Bug in the “post-install” script
It appears that the problem is in the way the ISO:/Extras/setupodaovm.sh post install script checks if software RAID has completed re-synchronization of 4 internal HDD partitions (md devices) between 2 physical disks. The following check is at the very end of the script:
mdadm --wait /dev/md1
mdadm --wait /dev/md2
mdadm --wait /dev/md3
Each of the lines is designed to check if the software RAID completed synchronizing an md device (partition). The following is part of man page for mdadm utility:
-W, --wait For each md device given, wait for any resync, recovery, or reshape activity to finish before returning. mdadm will return with success if it actually waited for every device listed, otherwise it will return failure.
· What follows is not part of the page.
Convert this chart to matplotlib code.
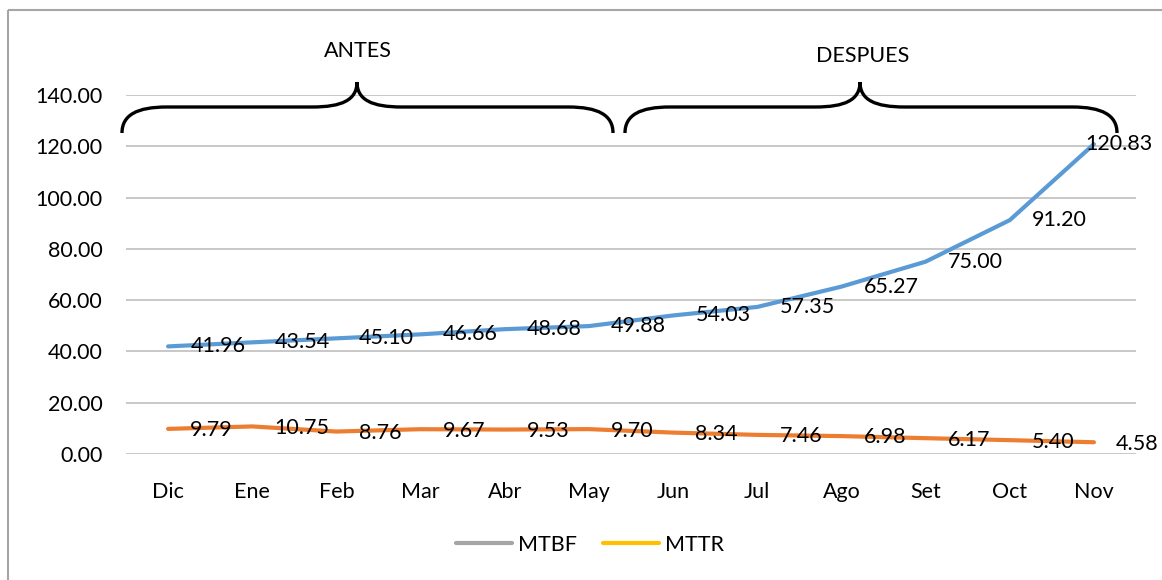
import matplotlib.pyplot as plt
import matplotlib.patches as mpatches
from matplotlib.path import Path
from matplotlib.transforms import Affine2D
from matplotlib.lines import Line2D

months = ["Dic", "Ene", "Feb", "Mar", "Abr", "May", "Jun", "Jul", "Ago", "Set", "Oct", "Nov"]
mtbf = [41.96, 43.54, 45.10, 46.66, 48.68, 49.88, 54.03, 57.35, 65.27, 75.00, 91.20, 120.83]
mttr = [9.79, 10.75, 8.76, 9.67, 9.53, 9.70, 8.34, 7.46, 6.98, 6.17, 5.40, 4.58]
yticks = [0, 20, 40, 60, 80, 100, 120, 140]

W, H = 1162, 580
plt.rcParams['font.family'] = ['Lato', 'DejaVu Sans']
fig = plt.figure(figsize=(W / 100, H / 100), dpi=100)
ax = fig.add_axes([126 / W, 1 - 454 / H, (1136 - 126) / W, (454 - 95) / H])

x = list(range(len(months)))
ax.plot(x, mtbf, color="#5B9BD5", lw=3, solid_capstyle="round", zorder=3)
ax.plot(x, mttr, color="#ED7D31", lw=3, solid_capstyle="round", zorder=3)

fs = 15.5
for i in x:
    dx = 16 if i < len(x) - 1 else -6
    ax.annotate(f"{mtbf[i]:.2f}", (i, mtbf[i]), xytext=(dx, 0), textcoords="offset points",
                ha="left", va="center", fontsize=fs, color="black", zorder=4)
    ax.annotate(f"{mttr[i]:.2f}", (i, mttr[i]), xytext=(16, -1), textcoords="offset points",
                ha="left", va="center", fontsize=fs, color="black", zorder=4)

ax.set_xlim(-0.5, len(months) - 0.5)
ax.set_ylim(0, 140)
ax.set_xticks(x)
ax.set_xticklabels(months, fontsize=fs)
ax.set_yticks(yticks)
ax.set_yticklabels([f"{v:.2f}" for v in yticks], fontsize=fs)
ax.tick_params(axis="x", length=0, pad=20)
ax.tick_params(axis="y", length=0, pad=17)
ax.grid(axis="y", color="#BFBFBF", lw=1.2)
ax.set_axisbelow(True)
for s in ax.spines.values():
    s.set_visible(False)

# pixel coordinates measured from the top-left corner
px = Affine2D().scale(1 / W, -1 / H).translate(0, 1) + fig.transFigure


def brace(x0, xm, x1, y_tip=133, y_mid=107, y_top=82, r=45):
    verts = [(x0, y_tip),
             (x0, y_mid + 8), (x0 + 15, y_mid), (x0 + r, y_mid),
             (xm - r, y_mid),
             (xm - 15, y_mid), (xm, y_mid - 7), (xm, y_top),
             (xm, y_mid - 7), (xm + 15, y_mid), (xm + r, y_mid),
             (x1 - r, y_mid),
             (x1 - 15, y_mid), (x1, y_mid + 8), (x1, y_tip)]
    codes = [Path.MOVETO,
             Path.CURVE4, Path.CURVE4, Path.CURVE4,
             Path.LINETO,
             Path.CURVE4, Path.CURVE4, Path.CURVE4,
             Path.CURVE4, Path.CURVE4, Path.CURVE4,
             Path.LINETO,
             Path.CURVE4, Path.CURVE4, Path.CURVE4]
    fig.add_artist(mpatches.PathPatch(Path(verts, codes), transform=px, fill=False,
                                      lw=2.4, edgecolor="black", capstyle="butt"))


brace(122, 357, 613)
brace(625, 860, 1117)
fig.text(358, 51, "ANTES", transform=px, ha="center", va="center", fontsize=fs)
fig.text(863, 56, "DESPUES", transform=px, ha="center", va="center", fontsize=fs)

# chart border
fig.add_artist(mpatches.Rectangle((8, 10), W + 20, H + 20, transform=px, fill=False,
                                  edgecolor="#A6A6A6", lw=1.5))

handles = [Line2D([], [], color="#A5A5A5", lw=3, solid_capstyle="round"),
           Line2D([], [], color="#FFC000", lw=3, solid_capstyle="round")]
fig.legend(handles, ["MTBF", "MTTR"], loc="center", bbox_to_anchor=(590 / W, 1 - 545 / H),
           ncol=2, frameon=False, fontsize=fs, handlelength=2.6, handletextpad=0.3,
           columnspacing=1.2)

fig.savefig("out.png", dpi=100)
During the re-imaging process, all 4 volumes have to be rebuilt and need to be synchronized by the software RAID. It is worth mentioning that software RAID on ODA is configured to re-synchronize one device at the time. This leaves other devices just sitting and waiting their turn with the status DELAYED. The problem is that if a device is in the state resync=DELAYED the “mdadm –wait” check will not stop and wait for it. Therefore, just one of the mdadm checks will wait until re-synchronization process finishes. Others successfully pass even if a device isn’t synchronized yet (resync=DELAYED). Now let’s have a look on the devices’ sizes and associated synchronization times:
Just to make life a bit more interesting, the software RAID picks up the next device to be re-synchronized randomly. This means that luck decides which device will get processed next. If it is md1 device (17GB), then the whole re-imaging process takes 20 minutes. However, if the software RAID synchronizes md2 device (217GB) during the execution of the mdadm check, the re-imaging process takes about 120 minutes.
A way to fix the problem
I am not a great expert in the Linux System Administration area (I am an Oracle DBA after all), and would rather let Oracle folks make the final call. However, it seems to me that in order to make sure that all 4 devices got re-synchronized before the re-imaging process finishes, the check should look like the following:
mdadm --wait /dev/md0 /dev/md1 /dev/md2 /dev/md3
To conclude, until the issue is fixed know that:
- You may face different ODA nodes’ re-imaging times.
- To be on the safe side, you should check if md devices’ re-synchronization process is finished by running “cat /proc/mdstat” command before running any business critical processes on your ODA.
PS “Stay Hungry Stay Foolish” – Steve Jobs